Джейн застонала, почти беззвучно, но Винтер этого уже не услышала. Оставив бутылку у двери, она быстрым неверным шагом шла прочь по коридору, и в глазах ее закипали непрошеные слезы.
Глава семнадцатая
Расиния
Решение Расинии пока остаться жить в своих прежних покоях в Башенке принца не вызвало ничьих возражений. Со временем, полагала она, кто–нибудь из рьяных поборников придворного этикета пожелает, чтобы она переселилась в королевские покои, но для этого прежде понадобится сменить там обстановку, а у дворцовых служащих сейчас и без того было дел невпроворот. С усилением беспорядков столько аристократов и их приближенных сочло за благо из предосторожности удалиться в провинцию, что Онлей лишился изрядного числа придворных. Оставшиеся сбивались с ног, управляясь с повседневной жизнью дворца, который внезапно стал чересчур велик для своих немногочисленных обитателей. Одно только приведение Онлея в траурный вид требовало усилий целой армии, а ведь еще нужно внести в табели рангов и должностей все изменения, вызванные массовым исходом придворной знати, привести в соответствие с ними расписание событий, порядок сервировки и размещения за обеденными столами и так далее и тому подобное.
Словом, Расинию не трогали, и ее это более чем устраивало. Сот непреклонно заявляла, что с тайными вылазками отныне покончено, однако она помнила: в крайнем случае башню по–прежнему можно покинуть — все тем же удобным, хотя и чертовски болезненным способом.

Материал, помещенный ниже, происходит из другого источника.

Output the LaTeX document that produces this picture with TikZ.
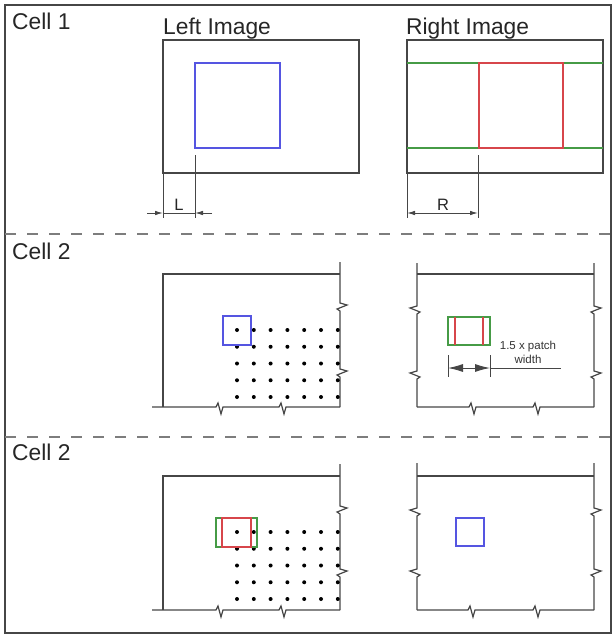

К новым покоям неизбежно добавится батальон новой прислуги, со всеми сопутствующими осложнениями. Здесь же, в Башенке принца, железной рукой правила Сот, и порядок она установила чрезвычайно простой: когда Расиния находилась у себя, Сот встречала посетителей у наружной двери и ни под каким предлогом не впускала никого из слуг. Те, кто ведал уборкой и стиркой, давно уже приучились опрометью бросаться в комнаты, стоило только королеве покинуть свои покои.
Этим утром Сот, как обычно, накрыла стол для завтрака, прибавив к нему стопку утренних газет. По крайней мере, взойдя на трон, Расиния могла более открыто уделять внимание текущим событиям — ей больше не требовалось изображать пустоголовую принцессу.
Главной и единственной новостью была Революция, как газетчики уже окрестили происходящие события. С газетных страниц на Расинию взирал изображенный на гравюрах Дантон, в том числе довольно удачный его профиль в «Крикуне». Генеральные штаты, которым предстояло собраться сегодня, вызвали новый приступ неистового восторга. Относительно постоянный лагерь революционеров в Вендре и его окрестностях был окружен многолюдной толпой сочувствующих. Она то сокращалась, то росла, в зависимости от настроения публики. Сегодня, как сообщали газеты, толпа эта занимала почти весь Остров, за исключением небольшого просвета вокруг собора, что находился в руках жандармерии. Южный берег бурлил, и даже на Северном понемногу распространялись бунтарские настроения, исходившие из Университета и кварталов Дна.